Shalat bagi seorang Mukmin menjadi kata terpopuler dalam tatanan hukum agama.
Shalat adalah perintah dan karenanya menjadi kewajiban atas setiap orang beriman.
Shalat diyakini sebagai perintah “pertama” dan terpenting dalam tatanan ajaran agama Islam. Dan, karenanya perintah shalat adalah perintah yang juga paling sering diulang-ulang dalam Alqur’an.
Urgensi shalat juga terlihat pada “kaefiyat” (how) atau bagaimana Allah menetapkannya sebagai kewajiban. Bukan dengan proses alami seperti perintah lainnya. Tapi melalui proses extraordinary (luar biasa) dengan memperjalankan hambaNya di malam hari seraya mengangkatnya ke puncak ketinggian (Sidratul Muntaha). Di atas ketinggian itulah Allah menyampaikan perintah yang juga extraordinary (dahsyat) itu.
Kedahsyatan shalat itu karena shalat merupakan penentu realita keislaman seorang Mukmin. Dan, karenanya shalat menjadi “tiang” atau fondasi agama.
Shalat juga menjadi pembatas antara keimanan/keislaman dan kekufuran/kemunafikan. Bahkan hingga pada akhirnya semua amalan hamba akan banyak ditentukan oleh shalatnya. Karena shalatlah yang pertama kali akan dihisab dan menentukan diterima atau ditolaknya amalan hamba di hari Kiamat kelak.
Sesungguhnya urgensi shalat juga terkait langsung dengan kehidupan seorang Mukmin. Shalat yang berarti “komunikasi, hubungan, koneksi” dan yang semakna itu memang menjadi jalan pintas dalam membangun relasi dan komunikasi dengan Pencipta.
Dengan shalat, seorang Mukmin secara konstan terhubungkan dengan Dia yang memilki alam semesta dan segala isinya.
Esensi hubungan itu ada pada komunikasi. Komunikasi itu tentu esensinya ada “mengingat”. Kata mengingat atau “dzikir” inilah yang menjadi esensi dasar dari shalat yang tersimpulkan dalam ayat Alqur’an: “dirikanlah sholat untuk mengingat Aku”.

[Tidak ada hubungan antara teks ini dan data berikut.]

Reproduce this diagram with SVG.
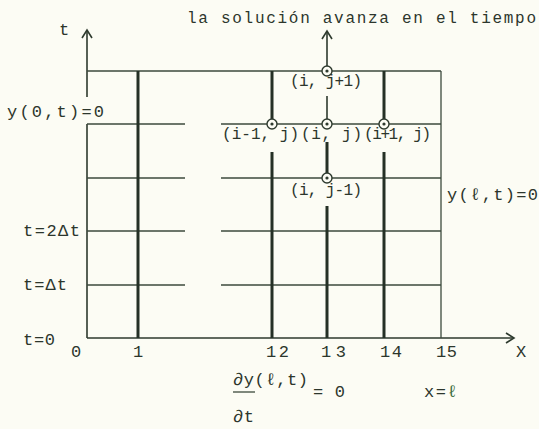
<svg xmlns="http://www.w3.org/2000/svg" width="539" height="429" viewBox="0 0 539 429">
<defs>
<style>
.bg{fill:#fcfcf4}
.thin{stroke:#3c4a3c;stroke-width:1.3;fill:none}
.thick{stroke:#253025;stroke-width:3;fill:none}
.mid{stroke:#2e3a2e;stroke-width:1.6;fill:none}
.txt{font-family:"Liberation Mono","DejaVu Sans Mono",monospace;fill:#2c362c;font-size:16px}
.big{font-size:17px}
.node circle.o{fill:#fcfcf4;stroke:#2e3a2e;stroke-width:1.4}
.node circle.d{fill:#2e3a2e}
.green{fill:#3c6e3c}
</style>
</defs>
<rect class="bg" x="0" y="0" width="539" height="429"/>
<g id="connectors">
<path class="mid" d="M87,30 V97 M87,124 V338"/>
<path class="mid" d="M82,38 L87,30 L92,38"/>
<path class="mid" d="M87,338 H514"/>
<path class="mid" d="M506,333 L514,338 L506,343"/>
<path class="thin" d="M87,71 H441"/>
<path class="thin" d="M87,124 H185 M221,124 H441 M87,178 H185 M221,178 H441 M87,231 H185 M221,231 H441 M87,285 H185 M221,285 H441"/>
<path class="thin" d="M441,71 V338"/>
<path class="thick" d="M138,71 V338"/>
<path class="thick" d="M272,71 V120 M272,152 V338"/>
<path class="mid" d="M327,32 V67 M327,96 V120"/>
<path class="mid" d="M322,39 L327,31 L332,39"/>
<path class="thick" d="M327,142 V174 M327,206 V338"/>
<path class="thick" d="M384,71 V120 M384,152 V338"/>
</g>
<g id="node-i-jp1" class="node"><circle class="o" cx="327" cy="71" r="5"/><circle class="d" cx="327" cy="71" r="1.6"/><text class="txt" x="290" y="86" textLength="72" lengthAdjust="spacing">(i, j+1)</text></g>
<g id="node-im1-j" class="node"><circle class="o" cx="272" cy="124" r="5"/><circle class="d" cx="272" cy="124" r="1.6"/><text class="txt" x="222" y="139" textLength="77" lengthAdjust="spacing">(i-1, j)</text></g>
<g id="node-i-j" class="node"><circle class="o" cx="327" cy="124" r="5"/><circle class="d" cx="327" cy="124" r="1.6"/><text class="txt" x="301" y="139" textLength="61" lengthAdjust="spacing">(i, j)</text></g>
<g id="node-ip1-j" class="node"><circle class="o" cx="384" cy="124" r="5"/><circle class="d" cx="384" cy="124" r="1.6"/><text class="txt" x="364" y="139" textLength="67" lengthAdjust="spacing">(i+1, j)</text></g>
<g id="node-i-jm1" class="node"><circle class="o" cx="327" cy="178" r="5"/><circle class="d" cx="327" cy="178" r="1.6"/><text class="txt" x="290" y="195" textLength="72" lengthAdjust="spacing">(i, j-1)</text></g>
<g id="labels">
<text class="txt" x="187" y="23" textLength="349" lengthAdjust="spacing">la solución avanza en el tiempo</text>
<text class="txt big" x="59" y="35">t</text>
<text class="txt big" x="7" y="117" textLength="97" lengthAdjust="spacing">y(0,t)=0</text>
<text class="txt big" x="447" y="200" textLength="91" lengthAdjust="spacing">y(ℓ,t)=0</text>
<text class="txt big" x="23" y="236" textLength="57" lengthAdjust="spacing">t=2Δt</text>
<text class="txt big" x="23" y="290" textLength="44" lengthAdjust="spacing">t=Δt</text>
<text class="txt big" x="23" y="345" textLength="32" lengthAdjust="spacing">t=0</text>
<text class="txt big" x="71" y="357">0</text>
<text class="txt big" x="133" y="357">1</text>
<text class="txt big" x="266" y="357" textLength="23" lengthAdjust="spacing">12</text>
<text class="txt big" x="321" y="357" textLength="25" lengthAdjust="spacing">13</text>
<text class="txt big" x="380" y="357" textLength="22" lengthAdjust="spacing">14</text>
<text class="txt big" x="436" y="357" textLength="21" lengthAdjust="spacing">15</text>
<text class="txt big" x="516" y="357">X</text>
<text class="txt big" x="233" y="385" textLength="75" lengthAdjust="spacing">∂y(ℓ,t)</text>
<path class="thin" d="M233,392 H255"/>
<text class="txt big" x="233" y="422" textLength="21" lengthAdjust="spacing">∂t</text>
<text class="txt big" x="313" y="397" textLength="32" lengthAdjust="spacing">= 0</text>
<text class="txt big" x="424" y="397" textLength="22" lengthAdjust="spacing">x=</text>
<text class="txt big green" x="447" y="397">ℓ</text>
</g>
</svg>
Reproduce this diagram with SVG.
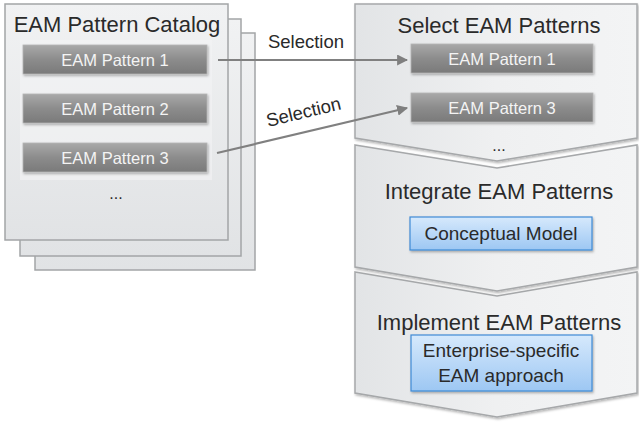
<svg xmlns="http://www.w3.org/2000/svg" width="639" height="423" viewBox="0 0 639 423">
<defs>
<linearGradient id="pageGrad" x1="0" y1="0" x2="0" y2="1">
<stop offset="0" stop-color="#f1f2f3"/><stop offset="1" stop-color="#e1e3e5"/>
</linearGradient>
<linearGradient id="chevGrad" x1="0" y1="0" x2="1" y2="0">
<stop offset="0" stop-color="#e2e4e6"/><stop offset="0.5" stop-color="#eff0f1"/><stop offset="1" stop-color="#f3f4f5"/>
</linearGradient>
<linearGradient id="btnGrad" x1="0" y1="0" x2="0" y2="1">
<stop offset="0" stop-color="#a9a9a9"/><stop offset="0.5" stop-color="#8c8c8c"/><stop offset="1" stop-color="#7a7a7a"/>
</linearGradient>
<linearGradient id="blueGrad" x1="0" y1="0" x2="0" y2="1">
<stop offset="0" stop-color="#d6e9fc"/><stop offset="1" stop-color="#9dc7f3"/>
</linearGradient>
<filter id="sh" x="-10%" y="-10%" width="130%" height="130%">
<feDropShadow dx="1" dy="1.5" stdDeviation="1" flood-color="#000" flood-opacity="0.3"/>
</filter>
<marker id="arr" viewBox="0 0 10 10" refX="9" refY="5" markerWidth="5" markerHeight="5" orient="auto" markerUnits="strokeWidth">
<path d="M0,0 L10,5 L0,10 z" fill="#7f7f7f"/>
</marker>
</defs>
<style>
.page{fill:url(#pageGrad);stroke:#a3a5a7;stroke-width:1.5}
.chev{fill:url(#chevGrad);stroke:#a6a8aa;stroke-width:1.5;filter:url(#sh)}
.btn{fill:url(#btnGrad);stroke:#b5b5b5;stroke-width:0.8;filter:url(#sh)}
.btnt{font-family:"Liberation Sans",Arial,sans-serif;font-size:16.5px;fill:#f4f4f4;text-anchor:middle}
.blue{fill:url(#blueGrad);stroke:#3f8ad6;stroke-width:1.2;filter:url(#sh)}
.bluet{font-family:"Liberation Sans",Arial,sans-serif;font-size:19px;fill:#2a2a2a;text-anchor:middle}
.title{font-family:"Liberation Sans",Arial,sans-serif;font-size:22px;fill:#2a2a2a;text-anchor:middle}
.lbl{font-family:"Liberation Sans",Arial,sans-serif;font-size:18.5px;fill:#2a2a2a;text-anchor:middle}
.dots{font-family:"Liberation Sans",Arial,sans-serif;font-size:16px;fill:#2a2a2a;text-anchor:middle}
.conn{stroke:#808080;stroke-width:2.2;fill:none;marker-end:url(#arr)}
</style>

<g id="catalog">
<rect class="page" x="35" y="33" width="220" height="237"/>
<rect class="page" x="20" y="19" width="221" height="237"/>
<rect class="page" x="5" y="4" width="223" height="236"/>
<rect x="20" y="40" width="192" height="140" fill="#f3f4f5" opacity="0.6"/>
<text class="title" x="117" y="32">EAM Pattern Catalog</text>
<text class="dots" x="116" y="199">...</text>
</g>
<g id="cat-p1"><rect class="btn" x="23" y="45" width="184" height="29"/><text class="btnt" x="115" y="66">EAM Pattern 1</text></g>
<g id="cat-p2"><rect class="btn" x="23" y="94" width="184" height="29"/><text class="btnt" x="115" y="115">EAM Pattern 2</text></g>
<g id="cat-p3"><rect class="btn" x="23" y="143" width="184" height="29"/><text class="btnt" x="115" y="164">EAM Pattern 3</text></g>

<g id="step-implement">
<path class="chev" d="M355,272 L497,296 L637,272 L637,393 L497,417 L355,393 Z"/>
<text class="title" x="499" y="330">Implement EAM Patterns</text>
</g>
<g id="step-integrate">
<path class="chev" d="M355,145 L497,168 L637,145 L637,267 L497,291 L355,267 Z"/>
<text class="title" x="499" y="199">Integrate EAM Patterns</text>
</g>
<g id="step-select">
<path class="chev" d="M355,4 L637,4 L637,138 L497,161 L355,138 Z"/>
<text class="title" x="499" y="33">Select EAM Patterns</text>
<text class="dots" x="499" y="151">...</text>
</g>
<g id="sel-p1"><rect class="btn" x="411" y="44" width="182" height="29"/><text class="btnt" x="502" y="65">EAM Pattern 1</text></g>
<g id="sel-p3"><rect class="btn" x="411" y="93" width="182" height="29"/><text class="btnt" x="502" y="114">EAM Pattern 3</text></g>
<g id="conceptual-model"><rect class="blue" x="410" y="217" width="182" height="33"/><text class="bluet" x="501" y="240">Conceptual Model</text></g>
<g id="enterprise-approach"><rect class="blue" x="411" y="335" width="181" height="56"/><text class="bluet" x="501" y="357">Enterprise-specific</text><text class="bluet" x="501" y="382">EAM approach</text></g>

<g id="connectors">
<line class="conn" x1="218" y1="60" x2="407" y2="60"/>
<line class="conn" x1="217" y1="153" x2="407" y2="108"/>
<text class="lbl" x="306" y="48">Selection</text>
<text class="lbl" x="305" y="118" transform="rotate(-13.5 305 118)">Selection</text>
</g>
</svg>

Maka shalat itu esensinya pada mengingat Allah yang dengannya seorang Mukmin melakukan perjalanan vertikal spiritual (mi’raj) untuk bertemu dan berkomunikasi dengan Tuhan, sang Pencipta langit dan bumi.
Di momen bermi’raj itulah seorang Mukmin menyampaikan segala isi hati dan pikiran. Mengosongkan diri (takhalli) dengan segala daya (khusyu’) menuju kepada pertemuan batin (tajalli) dengan Rabbnya.
Di saat batin terkoneksi dengan Allah dalam ingatan yang kokoh, di saat itulah seorang Mukmin akan merasakan kebahagiaan dan keindahan hidup tiada tara. Itulah hakikat “dengan dzikrullah hati menjadi tenang”. Bahkan Rasulullah pun meminta kepada Bilal: “arihna ya Bilal” (wahai bilal jadilah wasilah ketenangan) dengan panggilan sholat (azan).
Dengan semua itu masihkah kita lalai dan tak peduli dengan shalat? Semoga tidak!
NYC Subway, 22 Pebruari 2023
Penulis: Imam Shamsi Ali, Presiden Nusantara Foundation.